One of the paradoxes of the Howard government was that while it was sometimes portrayed as anti-migrant, in reality it ended up with the most laissez-faire approach to migration since federation. Though the permanent migration program more than doubled in size between Howard’s first and last year, its highest level in 2007 wasn’t quite as big as it had been in Hawke’s peak migration year (1988), or for that matter in Rudd’s first year.
Rather, the most interesting thing about Howard’s policy was expanding migration via rule- rather than quota-based rights to long-term but temporary residence in Australia. Under a rule-based system, if you meet its criteria you can come to Australia, with no restrictions on total numbers. The quota system has criteria for admission, but once the target number of migrants is reached applicants are queued, even if they meet the criteria.

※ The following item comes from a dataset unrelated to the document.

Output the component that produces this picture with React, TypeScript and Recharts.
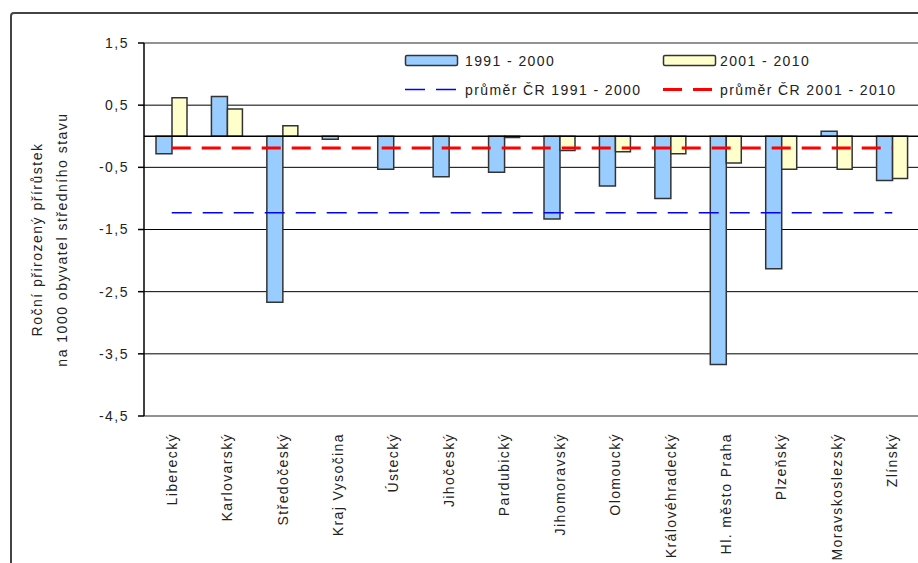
import React from 'react';
import {
  ComposedChart,
  Bar,
  Line,
  XAxis,
  YAxis,
  CartesianGrid,
  ReferenceLine,
} from 'recharts';

// Regions of the Czech Republic
const regions = [
  'Liberecký',
  'Karlovarský',
  'Středočeský',
  'Kraj Vysočina',
  'Ústecký',
  'Jihočeský',
  'Pardubický',
  'Jihomoravský',
  'Olomoucký',
  'Královéhradecký',
  'Hl. město Praha',
  'Plzeňský',
  'Moravskoslezský',
  'Zlínský',
];

// Annual natural increase per 1000 mid-year population
const period1991 = [-0.28, 0.64, -2.67, -0.05, -0.53, -0.65, -0.58, -1.33, -0.8, -1.0, -3.67, -2.13, 0.08, -0.71];
const period2001 = [0.62, 0.44, 0.17, 0.0, 0.0, 0.0, -0.02, -0.23, -0.25, -0.28, -0.43, -0.53, -0.53, -0.68];

// Czech Republic averages
const avgCR1991 = -1.23;
const avgCR2001 = -0.19;

const yTicks = [1.5, 0.5, -0.5, -1.5, -2.5, -3.5, -4.5];

const legendLabels = ['1991 - 2000', '2001 - 2010', 'průměr ČR 1991 - 2000', 'průměr ČR 2001 - 2010'];

const rows = regions.map((name, i) => ({
  name,
  p1: period1991[i],
  p2: period2001[i],
  avg1: avgCR1991,
  avg2: avgCR2001,
}));

const FONT = '"Liberation Sans", Arial, Helvetica, sans-serif';
const TEXT = '#222';
const BLUE_BAR = '#99CCFF';
const YELLOW_BAR = '#FFFFCC';

const fmt = (v: number) => v.toFixed(1).replace('.', ',');

const RegionTick = (props: any) => {
  const { x, y, payload } = props;
  return (
    <text
      x={x}
      y={y}
      transform={`rotate(-90, ${x}, ${y})`}
      textAnchor="end"
      dy="0.36em"
      fontSize={14}
      fontFamily={FONT}
      fill={TEXT}
      style={{ letterSpacing: 1.4 }}
    >
      {payload.value}
    </text>
  );
};

const YTitle = (props: any) => {
  const vb = props.viewBox || { x: 0, y: 43, width: 144, height: 373 };
  const cy = vb.y + vb.height / 2 + 10;
  const x1 = vb.x + 37;
  const x2 = vb.x + 62;
  const common = {
    textAnchor: 'middle' as const,
    fontSize: 14,
    fontFamily: FONT,
    fill: TEXT,
    dy: '0.36em',
    style: { letterSpacing: 1.5 },
  };
  return (
    <g>
      <text x={x1} y={cy} transform={`rotate(-90, ${x1}, ${cy})`} {...common}>
        Roční přirozený přírůstek
      </text>
      <text x={x2} y={cy} transform={`rotate(-90, ${x2}, ${cy})`} {...common}>
        na 1000 obyvatel středního stavu
      </text>
    </g>
  );
};

const LegendBox = () => {
  const t = {
    fontSize: 14,
    fontFamily: FONT,
    fill: TEXT,
    style: { letterSpacing: 1.4 },
  };
  return (
    <svg width={918} height={563} style={{ position: 'absolute', left: 0, top: 0, pointerEvents: 'none' }}>
      <rect x={405.5} y={55.5} width={52} height={10} rx={1.5} fill={BLUE_BAR} stroke="#333" strokeWidth={1.5} />
      <text x={465} y={65.5} {...t}>{legendLabels[0]}</text>
      <rect x={663.5} y={55.5} width={52} height={10} rx={1.5} fill={YELLOW_BAR} stroke="#333" strokeWidth={1.5} />
      <text x={720} y={65.5} {...t}>{legendLabels[1]}</text>
      <line x1={405} x2={456} y1={89.5} y2={89.5} stroke="#0000FF" strokeWidth={1.5} strokeDasharray="20 11" />
      <text x={465} y={95} {...t}>{legendLabels[2]}</text>
      <line x1={663} x2={712} y1={89.5} y2={89.5} stroke="#FF0000" strokeWidth={3} strokeDasharray="19 11" />
      <text x={720} y={95} {...t}>{legendLabels[3]}</text>
    </svg>
  );
};

export default function App() {
  return (
    <div
      style={{
        position: 'fixed',
        left: 0,
        top: 0,
        width: 918,
        height: 563,
        overflow: 'hidden',
        background: '#fff',
      }}
    >
      <div
        style={{
          position: 'absolute',
          left: 10,
          top: 12,
          width: 1000,
          height: 700,
          border: '2px solid #444',
          borderRadius: 4,
          boxSizing: 'border-box',
        }}
      />
      <div style={{ position: 'absolute', left: 0, top: 0 }}>
        <ComposedChart
          width={1000}
          height={620}
          data={rows}
          margin={{ top: 43, right: 80, bottom: 54, left: 0 }}
          barGap={0}
          barCategoryGap={0}
        >
          <CartesianGrid vertical={false} stroke="#000" strokeWidth={1} />
          <XAxis
            dataKey="name"
            interval={0}
            height={150}
            tickLine={false}
            tickSize={6}
            tickMargin={11}
            axisLine={{ stroke: '#999', strokeWidth: 1.5 }}
            tick={<RegionTick />}
          />
          <YAxis
            width={144}
            domain={[-4.5, 1.5]}
            ticks={yTicks}
            allowDataOverflow
            tickFormatter={fmt}
            tickSize={6}
            tickMargin={9}
            tickLine={{ stroke: '#000', strokeWidth: 1.5 }}
            axisLine={{ stroke: '#000', strokeWidth: 1.5 }}
            tick={{ fontSize: 14, fontFamily: FONT, fill: TEXT, style: { letterSpacing: 1.5 } }}
            label={<YTitle />}
          />
          <ReferenceLine y={1.5} stroke="#999" strokeWidth={1.5} />
          <ReferenceLine y={0} stroke="#000" strokeWidth={1.5} />
          <Bar dataKey="p1" fill={BLUE_BAR} stroke="#333" strokeWidth={1.5} barSize={16} isAnimationActive={false} />
          <Bar dataKey="p2" fill={YELLOW_BAR} stroke="#333" strokeWidth={1.5} barSize={15} isAnimationActive={false} />
          <Line
            dataKey="avg1"
            stroke="#0000FF"
            strokeWidth={1.5}
            strokeDasharray="20 11"
            dot={false}
            activeDot={false}
            isAnimationActive={false}
          />
          <Line
            dataKey="avg2"
            stroke="#FF0000"
            strokeWidth={3}
            strokeDasharray="19 11"
            dot={false}
            activeDot={false}
            isAnimationActive={false}
          />
        </ComposedChart>
      </div>
      <LegendBox />
    </div>
  );
}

They were added to another more long-standing group of people with residence rights in Australia, New Zealanders. New Zealand is also a ‘back door’ route to permanent entry to Australia, with about 30% of the ‘New Zealanders’ taking up residence in Australia being born somewhere else.
Put all these rights-based migrants together, and there were about 1.2 million of them in mid-2009. Apart from the unions complaining about section 457 visa holders (or at least their employers), temporary migration has been below the political radar. But clearly a population this size has the potential to raise many issues.